Thus, we should see the Creation account as being written at the threshold of human history, from before there were civilizations and nations.

Speaking of the account of Adam, Wiseman makes the following insightful comments:

This tablet also bears the clearest marks of extreme antiquity and simplicity, which could never have come from a late hand. For instance, the test of obedience is the eating or refraining from eating the fruit of a tree. The tempter is referred to after the Fall as “a serpent in the dust,” a form never afterwards used in the Old Testament. Again, it is one that no late writer was likely to employ. Then there are expressions such as “sin crouching at the door” in connection with the story of the offering made by Cain.

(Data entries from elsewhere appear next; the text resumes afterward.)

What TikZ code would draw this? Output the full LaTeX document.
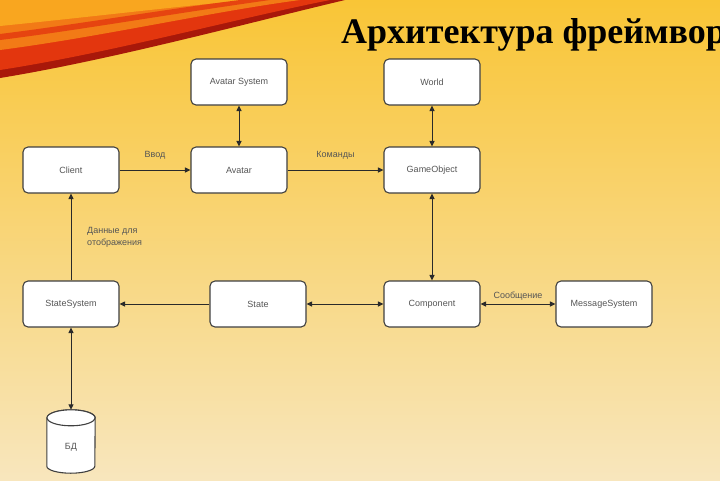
\documentclass[tikz,border=0pt]{standalone}
\usepackage{fontspec}
\setmainfont{Liberation Sans}
\newfontfamily\titlefont{Liberation Serif}
\usetikzlibrary{arrows.meta}
\definecolor{boxline}{HTML}{404040}
\definecolor{txtgray}{HTML}{555555}
\definecolor{arrowc}{HTML}{2A2A2A}
\definecolor{bgtop}{HTML}{F9C536}
\definecolor{bgmid}{HTML}{F6D98F}
\definecolor{bgbot}{HTML}{F8E6BD}
\definecolor{swdark}{HTML}{A8180A}
\definecolor{swred}{HTML}{E3360E}
\definecolor{sworange}{HTML}{F27A16}
\definecolor{swyellow}{HTML}{F9A61F}
\tikzset{
  box/.style={draw=boxline, fill=white, rounded corners=5pt, minimum width=96pt,
    minimum height=46pt, inner sep=0pt, line width=1.1pt, text=txtgray,
    font=\fontsize{9}{11}\selectfont},
  conn/.style={draw=arrowc, line width=1pt},
  onearrow/.style={conn, -{Triangle[length=5.5pt,width=5pt]}},
  twoarrow/.style={conn, {Triangle[length=5.5pt,width=5pt]}-{Triangle[length=5.5pt,width=5pt]}},
  lbl/.style={text=txtgray, font=\fontsize{9}{12}\selectfont, inner sep=0pt}
}
\begin{document}
\begin{tikzpicture}[x=1pt,y=-1pt]
\useasboundingbox (0,0) rectangle (720,480);
\begin{scope}
\clip (0,0) rectangle (720,480);
% background
\shade[top color=bgtop, middle color=bgmid, bottom color=bgbot] (0,0) rectangle (720,480);
% swoosh decoration
\fill[swdark] (0,78) .. controls (110,60) and (240,25) .. (345,0) -- (0,0) -- cycle;
\fill[swred] (0,70) .. controls (110,53) and (230,20) .. (330,0) -- (0,0) -- cycle;
\fill[sworange] (0,50) .. controls (100,37) and (210,12) .. (300,0) -- (0,0) -- cycle;
\fill[swyellow] (0,26) .. controls (90,17) and (180,6) .. (250,0) -- (0,0) -- cycle;
\fill[swred!80!sworange] (0,40) .. controls (80,30) and (170,14) .. (270,0) -- (240,0) .. controls (160,10) and (80,24) .. (0,34) -- cycle;
% title
\node[anchor=base west, inner sep=0pt, font=\titlefont\bfseries\fontsize{36}{40}\selectfont] (title) at (341,43) {Архитектура фреймвор};
\end{scope}
% boxes
\node[box] (avsys) at (239,82) {Avatar System};
\node[box] (world) at (432,82) {World};
\node[box] (client) at (71,170) {Client};
\node[box] (avatar) at (239,170) {Avatar};
\node[box] (gameobj) at (432,170) {GameObject};
\node[box] (statesys) at (71,304) {StateSystem};
\node[box] (state) at (258,304) {State};
\node[box] (component) at (432,304) {Component};
\node[box] (msgsys) at (604,304) {MessageSystem};
% database cylinder
\node[minimum width=48pt, minimum height=63pt, inner sep=0pt] (db) at (71,441.5) {};
\draw[draw=boxline, fill=white, line width=1.1pt]
  ([yshift=-8pt]db.north west) -- ([yshift=7pt]db.south west)
  arc[start angle=180, end angle=360, x radius=24pt, y radius=7pt]
  -- ([yshift=-8pt]db.north east)
  arc[start angle=0, end angle=180, x radius=24pt, y radius=8pt] -- cycle;
\draw[draw=boxline, fill=white, line width=1.1pt] ([yshift=-8pt]db.north) ellipse[x radius=24pt, y radius=8pt];
\node[text=txtgray, font=\fontsize{9}{11}\selectfont] (dbtext) at (71,447) {БД};
% connectors
\draw[onearrow] (client) -- (avatar) node[lbl, midway, above=10pt] {Ввод};
\draw[onearrow] (avatar) -- (gameobj) node[lbl, midway, above=10pt] {Команды};
\draw[twoarrow] (avsys) -- (avatar);
\draw[twoarrow] (world) -- (gameobj);
\draw[twoarrow] (gameobj) -- (component);
\draw[twoarrow] (state) -- (component);
\draw[onearrow] (state) -- (statesys);
\draw[onearrow] (statesys) -- (client);
\draw[twoarrow] (statesys) -- (db.north);
\draw[twoarrow] (component) -- (msgsys) node[lbl, midway, above=3pt] {Сообщение};
\node[lbl, anchor=west, align=left] (datalbl) at (87,237) {Данные для\\отображения};
\end{tikzpicture}
\end{document}
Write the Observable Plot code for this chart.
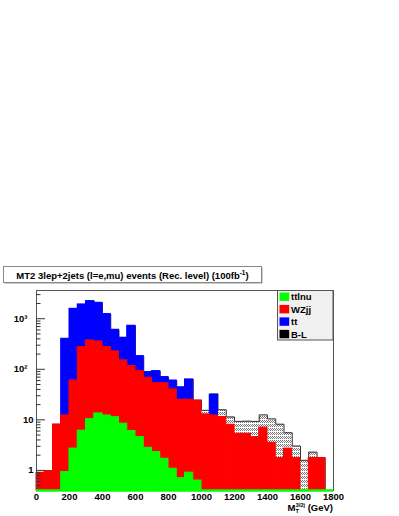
<!DOCTYPE html>
<html><head><meta charset="utf-8">
<script src="https://cdn.jsdelivr.net/npm/d3@7"></script>
<script src="https://cdn.jsdelivr.net/npm/@observablehq/plot@0.6"></script>
<style>
html,body{margin:0;padding:0;background:#fff;}
#chart{position:relative;width:399px;height:516px;}
svg{display:block;}
</style></head><body><div id="chart"></div>
<script>
// ---- data (36 bins of 50 GeV, 0..1800) ----
const binWidth = 50;
const binLow = d3.range(0, 1800, binWidth);
const ttlnu = [0,0,0,0.93,2.7,6.1,10.3,13.4,12.2,11.3,8.4,6.0,4.55,2.8,2.3,1.7,1.08,0.7,0.9,0.63,0,0,0,0,0,0,0,0,0,0,0,0,0,0,0,0];
const wzjj  = [0.9,0.97,8.1,11.3,57.3,269,362,342,263,215,142,110,87.5,65.2,50.7,51.3,38.9,24.3,24.1,23.4,12.8,12.2,11.4,8.0,5.3,5.3,4.55,7.0,3.5,1.75,2.7,1.75,0,1.75,1.75,0];
const tt    = [0,0,0,390,1514,1643,1860,1713,960,379,271,611,90,20,39,17,20,19,38,0,0,19.1,0,0,0,0,0,0,0,0,0,0,0,0,0,0];
const bl    = [0,0,0,0,0,0,0,0,0,0,0,0,0,0,0,0,0,0,0,0.5,2.6,1.2,4.4,3.4,4.0,4.1,4.75,5.5,6.9,6.45,2.85,1.28,1.58,0.55,0.03,0];

const seriesNames  = ["ttlnu", "WZjj", "tt", "B-L"];
const seriesColors = ["#00ff00", "#ff0000", "#0000ff", "#000000"];

const xTicks = [0,200,400,600,800,1000,1200,1400,1600,1800];
const yMajorA = [1, 10];
const yMajorALabels = ["1", "10"];
const yMajorB = [100, 1000];
const yMajorBLabels = ["10\u00B2", "10\u00B3"];
const yMinor = [0.5,0.6,0.7,0.8,0.9,2,3,4,5,6,7,8,9,20,30,40,50,60,70,80,90,200,300,400,500,600,700,800,900,2000,3000];

const titleText = "MT2 3lep+2jets (l=e,mu) events (Rec. level) (100fb";
const titleSup = "-1";
const yMin = 0.4, yMax = 3620;

// ---- stacking ----
const rows = binLow.map((x0, i) => {
  const g = ttlnu[i];
  const r = g + wzjj[i];
  const b = r + tt[i];
  const t = b + bl[i];
  return {x0, x1: x0 + binWidth, g, r, b, t};
});
const outline = [{x: 0, y: yMin}];
rows.forEach(d => outline.push({x: d.x0, y: d.t > 0 ? d.t : yMin}));
const lastNZ = rows.filter(d => d.t > 0).pop();
outline.push({x: lastNZ.x1, y: yMin});

const font = "'Liberation Sans', Arial, Helvetica, sans-serif";

const chart = Plot.plot({
  width: 399, height: 516,
  marginTop: 290, marginBottom: 26, marginLeft: 36, marginRight: 66,
  style: {fontFamily: font, fontSize: "9.5px", fontWeight: "bold", background: "#fff", color: "#000", overflow: "visible"},
  x: {domain: [0, 1800]},
  y: {type: "log", domain: [yMin, yMax]},
  marks: [
    Plot.rectY(rows.filter(d => d.t > 0), {x1: "x0", x2: "x1", y1: yMin, y2: "t", fill: "url(#blPattern)"}),
    Plot.line(outline, {x: "x", y: "y", curve: "step-after", stroke: "#333", strokeWidth: 1}),
    Plot.rectY(rows.filter(d => d.b > 0 && d.b > d.r), {x1: "x0", x2: "x1", y1: yMin, y2: "b", fill: seriesColors[2], stroke: seriesColors[2], strokeWidth: 1}),
    Plot.rectY(rows.filter(d => d.r > 0), {x1: "x0", x2: "x1", y1: yMin, y2: "r", fill: seriesColors[1], stroke: seriesColors[1], strokeWidth: 1}),
    Plot.rectY(rows.filter(d => d.g > 0), {x1: "x0", x2: "x1", y1: yMin, y2: "g", fill: seriesColors[0], stroke: seriesColors[0], strokeWidth: 1}),
    Plot.frame({stroke: "#555"}),
    Plot.ruleY([yMin], {stroke: seriesColors[0], strokeWidth: 2.5}),
    Plot.axisX(xTicks, {tickSize: 0, tickPadding: 3, label: null, tickFormat: d => String(d), fontWeight: "bold"}),
    Plot.axisY(yMinor, {tickSize: -4.5, tickFormat: () => "", label: null, stroke: "#333"}),
    Plot.axisY(yMajorA.concat(yMajorB), {tickSize: -9, tickFormat: () => "", label: null, stroke: "#333"}),
    Plot.text(yMajorA, {y: d => d, text: (d, i) => yMajorALabels[i], frameAnchor: "left", dx: -3, textAnchor: "end", fontWeight: "bold", fill: "#000"}),
    Plot.text(yMajorB, {y: d => d, text: (d, i) => yMajorBLabels[i], frameAnchor: "left", dx: -9, textAnchor: "end", fontWeight: "bold", fill: "#000"})
  ]
});
document.getElementById("chart").appendChild(chart);

const svg = d3.select(chart);
// pattern for B-L
const defs = svg.insert("defs", ":first-child");
const pat = defs.append("pattern").attr("id", "blPattern").attr("patternUnits", "userSpaceOnUse").attr("width", 4).attr("height", 4);
pat.append("rect").attr("width", 4).attr("height", 4).attr("fill", "#fff");
[[0,0],[2,0],[1,1],[3,1],[0,2],[2,2]].forEach(([x, y]) =>
  pat.append("rect").attr("x", x).attr("y", y).attr("width", 1).attr("height", 1).attr("fill", "#777"));

// title box
const tg = svg.append("g");
tg.append("rect").attr("x", 4.5).attr("y", 267.5).attr("width", 258).attr("height", 16).attr("fill", "#999");
tg.append("rect").attr("x", 3.5).attr("y", 266.5).attr("width", 258).attr("height", 16).attr("fill", "#fff").attr("stroke", "#888");
const tt1 = tg.append("text").attr("x", 132.5).attr("y", 278.5).attr("text-anchor", "middle")
  .style("font-family", font).style("font-size", "9.5px").style("font-weight", "bold").attr("fill", "#000");
tt1.append("tspan").text(titleText);
tt1.append("tspan").attr("dy", -3.5).style("font-size", "6.5px").text(titleSup);
tt1.append("tspan").attr("dy", 3.5).text(")");

// legend
const lg = svg.append("g");
lg.append("rect").attr("x", 277.5).attr("y", 290.5).attr("width", 55.5).attr("height", 49.5).attr("fill", "#f0f0f0").attr("stroke", "#555");
seriesNames.forEach((name, i) => {
  const cy = 296.7 + i * 12.45;
  lg.append("rect").attr("x", 279.5).attr("y", cy - 4.2).attr("width", 9.7).attr("height", 8.4).attr("fill", seriesColors[i]);
  lg.append("text").attr("x", 291).attr("y", cy).attr("dominant-baseline", "central").attr("text-anchor", "start")
    .style("font-family", font).style("font-size", "9.5px").style("font-weight", "bold").attr("fill", "#000").text(name);
});

// x axis title
const xt = svg.append("text").attr("x", 333).attr("y", 511).attr("text-anchor", "end")
  .style("font-family", font).style("font-size", "9.5px").style("font-weight", "bold").attr("fill", "#000");
xt.append("tspan").text("M");
xt.append("tspan").attr("dy", 1.5).style("font-size", "5.5px").text("T");
xt.append("tspan").attr("dx", -3).attr("dy", -5.5).style("font-size", "5.5px").text("3l2j");
xt.append("tspan").attr("dy", 4).text(" (GeV)");
</script>
</body></html>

Also there is the remark of Lamech, “I have slain a young man to my wounding and a young man to my hurt,” pointing to contemporary archaic events of which no explanation is given.  Again the record shows evidence of being a personal one, “I heard Thy voice in the garden and I was afraid . . . I hid myself.”  I suggest that no late writer would have used such intimate phrases as “the Lord God walking in the Garden in the cool of the day.” The Jew had been taught a most reverential conception of God, as One infinitely eternal and supreme, the Maker of the heavens and the earth. Even unto Moses God did not appear except in majesty and awe. . . .

The one person who knew all the facts about the Fall is stated to be the source from which the account came.  This second tablet takes the story up to the birth of the sons of Lamech. Soon after this Adam died; the concluding words of the tablet are, “This is the book of the origins of Adam.”[xiii]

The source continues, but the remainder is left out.